Flux and flow is a term used by Brian Froud, who is a mythographer and painter. He describes faeries' favorite times as anytime "betwixt and inbetween or transitional."
He uses it most strikingly in the following excerpt:

“[Faeries] inhabit transitional spaces like the bottom of the garden: existing in the boundary between cultivation and wilderness. Or at the edges of water, the spot that is neither land nor lake, neither path nor pond. They relish moments of 'flux and flow': the hush between night and day, the times of change between one season and the next. They come when we are half-asleep. They come at moments when we least expect them; when our rational mind balances with the fluid irrational."

I’m sure faeries aren’t the only ones who love transitional times--in fact, I’m sure that you the reader loves those times as well. Times like twilight, sunset, or when the fog begins to settle in the morning. Times like that.

Like many, I always wanted to be taken away by mythical creatures or make friends with the faeries living in my backyard, but they don’t invite so easily. And perhaps as a coping mechanism, I loved to see scenes that I imagined faeries would habit. Many times, it was about finding a story to be told.

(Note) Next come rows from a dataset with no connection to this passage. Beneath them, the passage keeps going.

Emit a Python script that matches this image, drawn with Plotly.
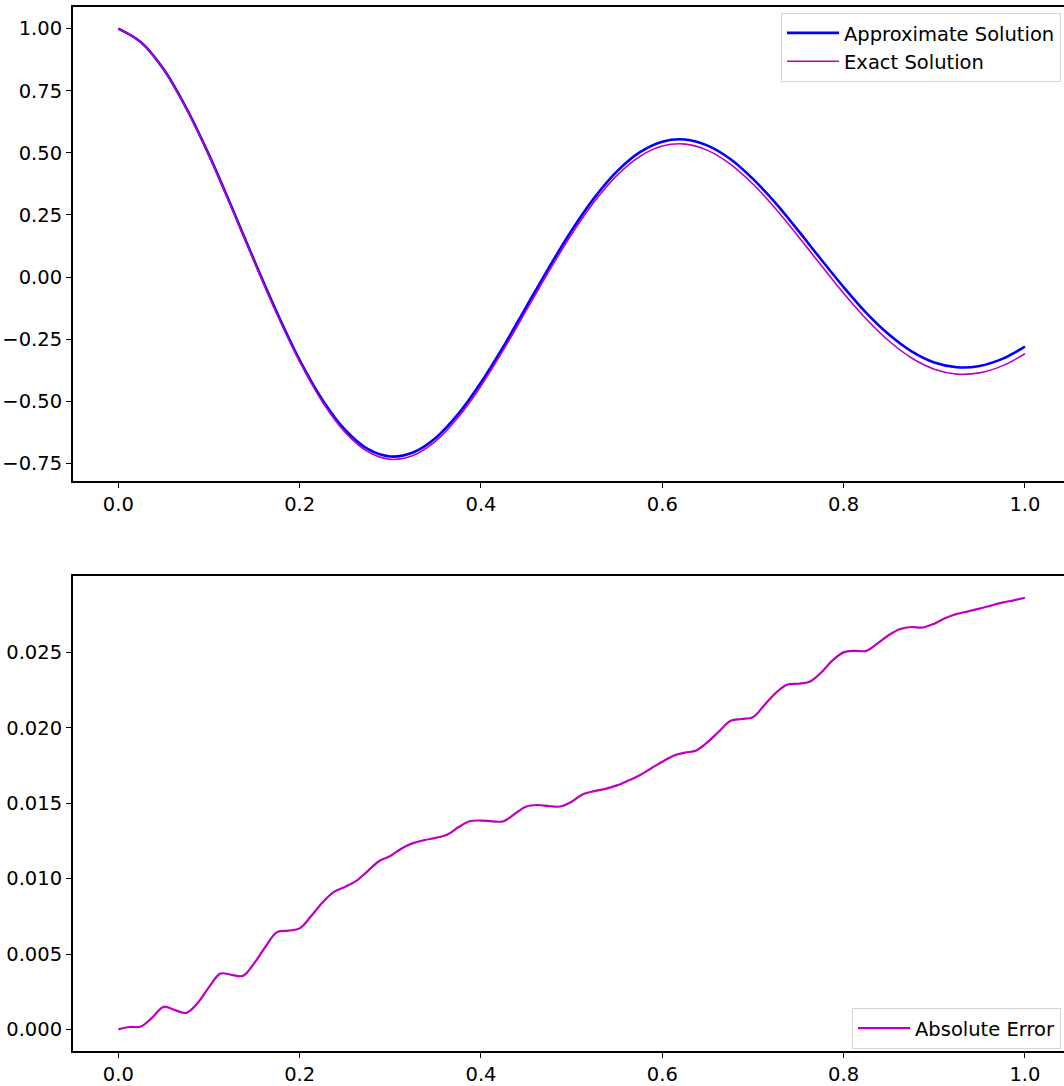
import plotly.graph_objects as go

# ---- data ----
t_sol = [0.000, 0.025, 0.050, 0.075, 0.100, 0.125, 0.150, 0.175, 0.200, 0.225,
         0.250, 0.275, 0.300, 0.325, 0.350, 0.375, 0.400, 0.425, 0.450, 0.475,
         0.500, 0.525, 0.550, 0.575, 0.600, 0.625, 0.650, 0.675, 0.700, 0.725,
         0.750, 0.775, 0.800, 0.825, 0.850, 0.875, 0.900, 0.925, 0.950, 0.975, 1.000]

exact_solution = [1.0000, 0.9450, 0.8348, 0.6788, 0.4889, 0.2783, 0.0609, -0.1496, -0.3407, -0.5016,
                  -0.6239, -0.7021, -0.7334, -0.7183, -0.6600, -0.5640, -0.4381, -0.2917, -0.1344, 0.0234,
                  0.1721, 0.3029, 0.4089, 0.4846, 0.5270, 0.5351, 0.5098, 0.4547, 0.3744, 0.2752,
                  0.1637, 0.0481, -0.0654, -0.1690, -0.2573, -0.3255, -0.3705, -0.3905, -0.3856, -0.3574, -0.3087]

approx_solution = [1.0000, 0.9452, 0.8363, 0.6799, 0.4917, 0.2819, 0.0653, -0.1431, -0.3340, -0.4932,
                   -0.6144, -0.6916, -0.7219, -0.7059, -0.6473, -0.5506, -0.4242, -0.2779, -0.1196, 0.0382,
                   0.1872, 0.3187, 0.4251, 0.5015, 0.5448, 0.5535, 0.5289, 0.4752, 0.3951, 0.2975,
                   0.1866, 0.0718, -0.0404, -0.1439, -0.2311, -0.2988, -0.3436, -0.3629, -0.3577, -0.3291, -0.2801]

t_err = [0.0000, 0.0125, 0.0250, 0.0375, 0.0500, 0.0625, 0.0750, 0.0875, 0.1000, 0.1125,
         0.1250, 0.1375, 0.1500, 0.1625, 0.1750, 0.1875, 0.2000, 0.2125, 0.2250, 0.2375,
         0.2500, 0.2625, 0.2750, 0.2875, 0.3000, 0.3125, 0.3250, 0.3375, 0.3500, 0.3625,
         0.3750, 0.3875, 0.4000, 0.4125, 0.4250, 0.4375, 0.4500, 0.4625, 0.4750, 0.4875,
         0.5000, 0.5125, 0.5250, 0.5375, 0.5500, 0.5625, 0.5750, 0.5875, 0.6000, 0.6125,
         0.6250, 0.6375, 0.6500, 0.6625, 0.6750, 0.6875, 0.7000, 0.7125, 0.7250, 0.7375,
         0.7500, 0.7625, 0.7750, 0.7875, 0.8000, 0.8125, 0.8250, 0.8375, 0.8500, 0.8625,
         0.8750, 0.8875, 0.9000, 0.9125, 0.9250, 0.9375, 0.9500, 0.9625, 0.9750, 0.9875, 1.0000]

abs_error = [0.00000, 0.00016, 0.00020, 0.00080, 0.00150, 0.00128, 0.00110, 0.00175, 0.00280, 0.00370,
             0.00362, 0.00355, 0.00440, 0.00550, 0.00645, 0.00655, 0.00670, 0.00750, 0.00840, 0.00910,
             0.00945, 0.00985, 0.01050, 0.01115, 0.01150, 0.01200, 0.01235, 0.01255, 0.01270, 0.01290,
             0.01340, 0.01380, 0.01385, 0.01380, 0.01380, 0.01430, 0.01478, 0.01488, 0.01480, 0.01478,
             0.01510, 0.01560, 0.01580, 0.01595, 0.01618, 0.01650, 0.01685, 0.01730, 0.01775, 0.01815,
             0.01835, 0.01850, 0.01905, 0.01975, 0.02045, 0.02058, 0.02070, 0.02150, 0.02230, 0.02285,
             0.02292, 0.02305, 0.02365, 0.02445, 0.02500, 0.02510, 0.02510, 0.02560, 0.02615, 0.02655,
             0.02668, 0.02665, 0.02690, 0.02728, 0.02755, 0.02772, 0.02790, 0.02810, 0.02830, 0.02845, 0.02862]

x_ticks = [0.0, 0.2, 0.4, 0.6, 0.8, 1.0]
y_ticks_top = [-0.75, -0.50, -0.25, 0.00, 0.25, 0.50, 0.75, 1.00]
y_ticks_bot = [0.000, 0.005, 0.010, 0.015, 0.020, 0.025]

FONT = "DejaVu Sans"
BLUE = "#0000ff"
MAG = "#bf00bf"

fig = go.Figure()
fig.add_trace(go.Scatter(x=t_sol, y=approx_solution, mode="lines", name="Approximate Solution",
                         line=dict(color=BLUE, width=2.6, shape="spline", smoothing=1),
                         xaxis="x", yaxis="y", legend="legend"))
fig.add_trace(go.Scatter(x=t_sol, y=exact_solution, mode="lines", name="Exact Solution",
                         line=dict(color=MAG, width=1.6, shape="spline", smoothing=1),
                         xaxis="x", yaxis="y", legend="legend"))
fig.add_trace(go.Scatter(x=t_err, y=abs_error, mode="lines", name="Absolute Error",
                         line=dict(color=MAG, width=2.2, shape="spline", smoothing=1),
                         xaxis="x2", yaxis="y2", legend="legend2"))

common_x = dict(range=[-0.05, 1.0431], tickvals=x_ticks, tickformat=".1f",
                showgrid=False, zeroline=False, showline=True, linecolor="black", linewidth=2,
                mirror=True, ticks="outside", ticklen=5, tickwidth=1.2, tickcolor="black",
                tickfont=dict(family=FONT, size=19.5, color="black"))
common_y = dict(showgrid=False, zeroline=False, showline=True, linecolor="black", linewidth=2,
                mirror=False, ticks="outside", ticklen=5, tickwidth=1.2, tickcolor="black",
                tickfont=dict(family=FONT, size=19.5, color="black"))

legend_style = dict(font=dict(family=FONT, size=19.5, color="black"), bgcolor="white",
                    bordercolor="#d4d4d4", borderwidth=1, xref="paper", yref="paper",
                    itemwidth=52, tracegroupgap=0)

fig.update_layout(
    width=1064, height=1086,
    margin=dict(l=73, r=0, t=7, b=28),
    paper_bgcolor="white", plot_bgcolor="white",
    font=dict(family=FONT, size=19.5, color="black"),
    xaxis=dict(domain=[0, 1], anchor="y", **common_x),
    yaxis=dict(domain=[0.5461, 1.0], anchor="x", range=[-0.8201, 1.0867],
               tickvals=y_ticks_top, tickformat=".2f", **common_y),
    xaxis2=dict(domain=[0, 1], anchor="y2", **common_x),
    yaxis2=dict(domain=[0.0, 0.4548], anchor="x2", range=[-0.00143, 0.03005],
                tickvals=y_ticks_bot, tickformat=".3f", **common_y),
    legend=dict(x=0.997, y=0.9945, xanchor="right", yanchor="top", **legend_style),
    legend2=dict(x=0.997, y=0.002, xanchor="right", yanchor="bottom", **legend_style),
    showlegend=True,
)

fig.write_html("out.html")
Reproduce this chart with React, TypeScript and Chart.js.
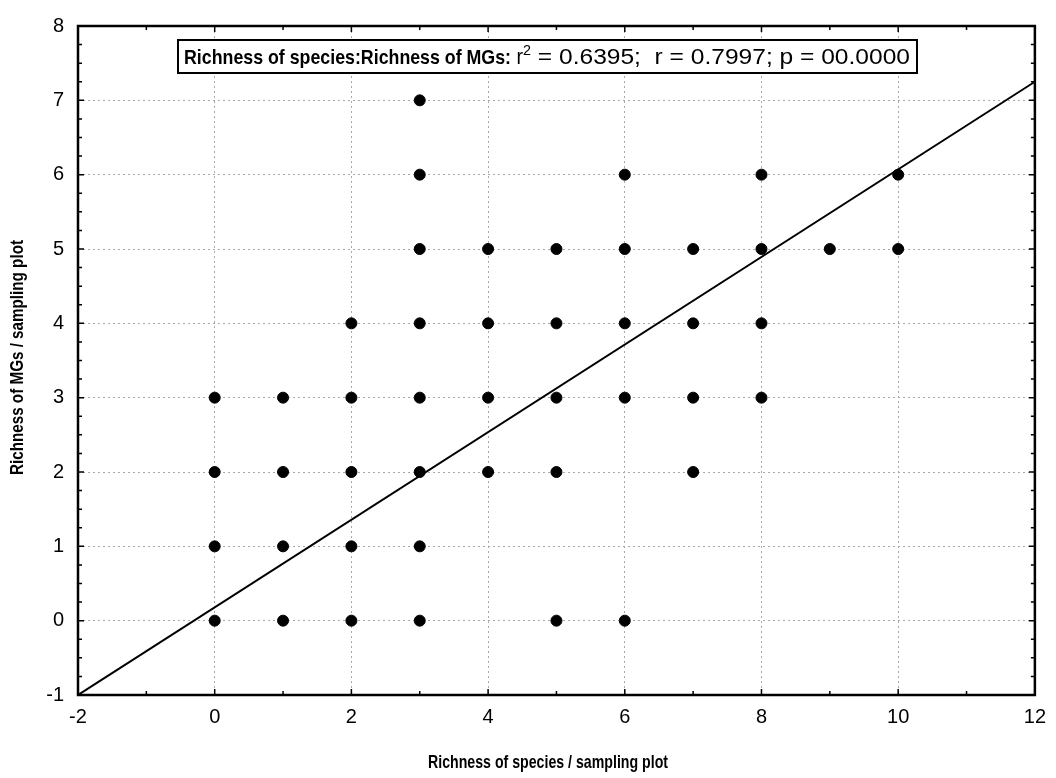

This section of the thesis is really about strapping on those training wheels now. Your first task is to find faeries in the flux and flow of time. Take that time to search and imagine. Take that time to readjust your perspective and look in the crevices you’d otherwise ignore.

Take a breather.

I took the pictures on the right with thoughts of living my fairy tale dream, or imagining what kind of mythical creatures could be living in their shadows. Pretty romantic right? Kinda sappy.